Write out the material exactly, with the pictures left out.

**Provided material**

::::

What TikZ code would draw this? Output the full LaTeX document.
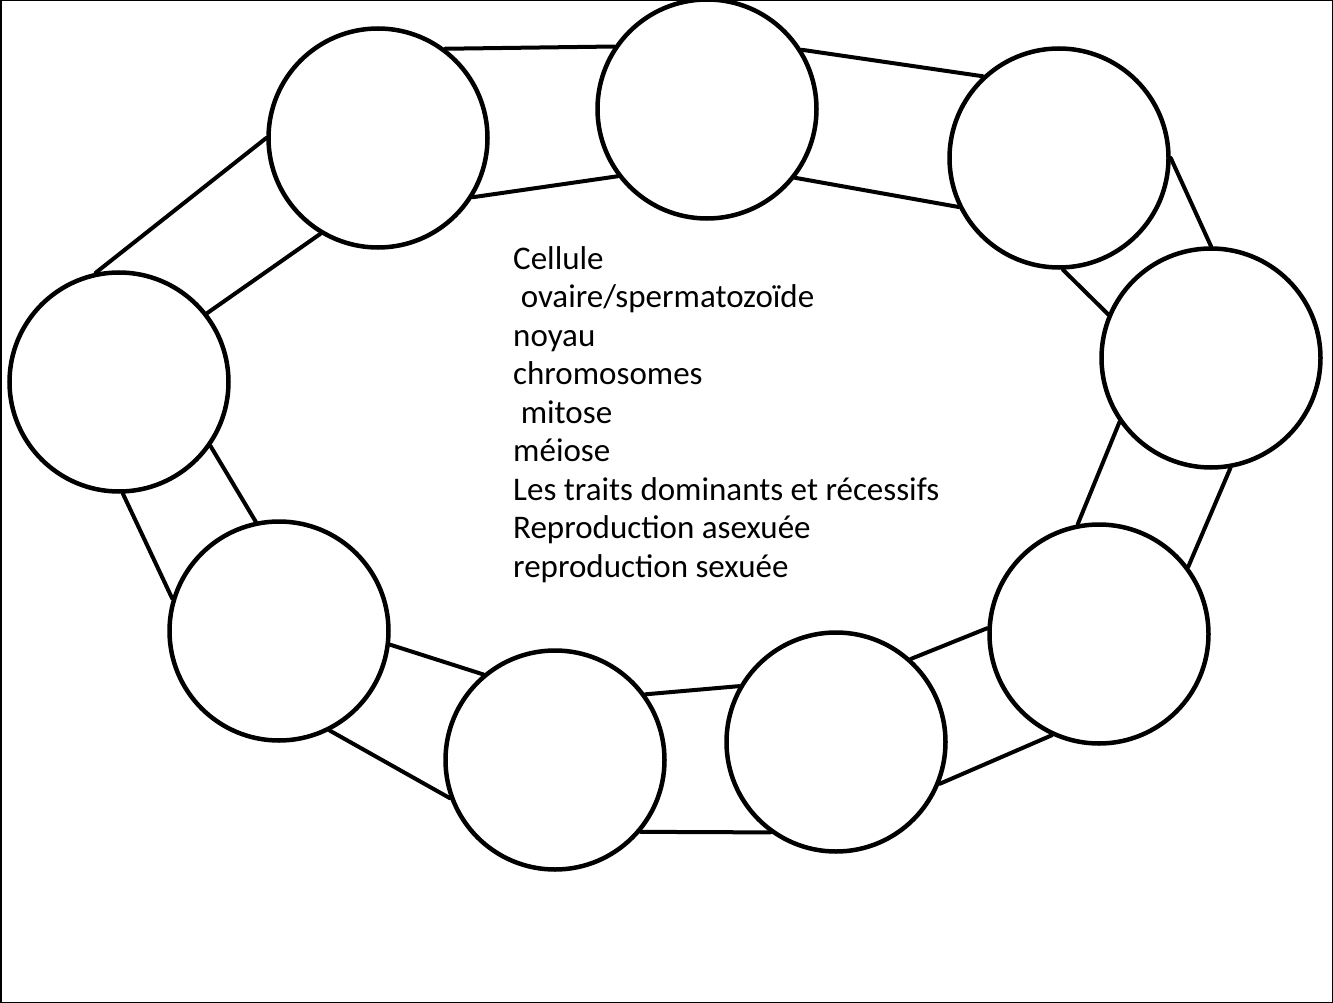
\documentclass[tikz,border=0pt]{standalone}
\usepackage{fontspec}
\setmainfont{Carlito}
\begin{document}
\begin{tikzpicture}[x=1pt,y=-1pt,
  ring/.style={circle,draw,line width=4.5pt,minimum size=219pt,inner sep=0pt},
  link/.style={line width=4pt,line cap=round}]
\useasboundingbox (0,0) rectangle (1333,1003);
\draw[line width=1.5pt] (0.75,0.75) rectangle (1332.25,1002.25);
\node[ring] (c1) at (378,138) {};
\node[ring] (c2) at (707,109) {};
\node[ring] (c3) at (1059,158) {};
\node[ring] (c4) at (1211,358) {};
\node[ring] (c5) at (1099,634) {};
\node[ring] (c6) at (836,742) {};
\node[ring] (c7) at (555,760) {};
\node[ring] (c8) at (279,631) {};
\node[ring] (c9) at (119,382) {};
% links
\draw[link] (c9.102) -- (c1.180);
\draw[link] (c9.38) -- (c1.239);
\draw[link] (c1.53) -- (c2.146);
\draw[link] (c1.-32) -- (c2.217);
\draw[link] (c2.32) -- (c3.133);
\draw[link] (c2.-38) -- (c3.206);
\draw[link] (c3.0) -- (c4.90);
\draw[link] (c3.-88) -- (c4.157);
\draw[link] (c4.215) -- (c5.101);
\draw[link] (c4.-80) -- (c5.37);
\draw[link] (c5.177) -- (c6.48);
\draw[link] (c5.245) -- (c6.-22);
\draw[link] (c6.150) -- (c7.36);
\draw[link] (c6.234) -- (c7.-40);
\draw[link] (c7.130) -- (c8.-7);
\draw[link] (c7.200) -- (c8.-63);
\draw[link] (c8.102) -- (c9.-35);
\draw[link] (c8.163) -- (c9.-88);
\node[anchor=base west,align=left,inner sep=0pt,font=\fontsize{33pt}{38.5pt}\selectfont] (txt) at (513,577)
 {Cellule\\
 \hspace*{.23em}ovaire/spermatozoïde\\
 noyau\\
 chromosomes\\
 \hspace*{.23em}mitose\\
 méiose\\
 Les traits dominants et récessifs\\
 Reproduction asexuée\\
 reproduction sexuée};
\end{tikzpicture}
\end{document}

::::

**Result of this exercise**
What TikZ code would draw this? Output the full LaTeX document.
\documentclass[tikz,border=0pt]{standalone}
\usepackage{fontspec}
\setmainfont{Carlito}
\begin{document}
\begin{tikzpicture}[x=1pt,y=-1pt,
  ring/.style={circle,draw,line width=4.5pt,minimum size=219pt,inner sep=0pt},
  link/.style={line width=4pt,line cap=round}]
\useasboundingbox (0,0) rectangle (1333,1003);
\draw[line width=1.5pt] (0.75,0.75) rectangle (1332.25,1002.25);
\node[ring] (c1) at (378,138) {};
\node[ring] (c2) at (707,109) {};
\node[ring] (c3) at (1059,158) {};
\node[ring] (c4) at (1211,358) {};
\node[ring] (c5) at (1099,634) {};
\node[ring] (c6) at (836,742) {};
\node[ring] (c7) at (555,760) {};
\node[ring] (c8) at (279,631) {};
\node[ring] (c9) at (119,382) {};
% links
\draw[link] (c9.102) -- (c1.180);
\draw[link] (c9.38) -- (c1.239);
\draw[link] (c1.53) -- (c2.146);
\draw[link] (c1.-32) -- (c2.217);
\draw[link] (c2.32) -- (c3.133);
\draw[link] (c2.-38) -- (c3.206);
\draw[link] (c3.0) -- (c4.90);
\draw[link] (c3.-88) -- (c4.157);
\draw[link] (c4.215) -- (c5.101);
\draw[link] (c4.-80) -- (c5.37);
\draw[link] (c5.177) -- (c6.48);
\draw[link] (c5.245) -- (c6.-22);
\draw[link] (c6.150) -- (c7.36);
\draw[link] (c6.234) -- (c7.-40);
\draw[link] (c7.130) -- (c8.-7);
\draw[link] (c7.200) -- (c8.-63);
\draw[link] (c8.102) -- (c9.-35);
\draw[link] (c8.163) -- (c9.-88);
\node[anchor=base west,align=left,inner sep=0pt,font=\fontsize{33pt}{38.5pt}\selectfont] (txt) at (513,577)
 {Cellule\\
 \hspace*{.23em}ovaire/spermatozoïde\\
 noyau\\
 chromosomes\\
 \hspace*{.23em}mitose\\
 méiose\\
 Les traits dominants et récessifs\\
 Reproduction asexuée\\
 reproduction sexuée};
\end{tikzpicture}
\end{document}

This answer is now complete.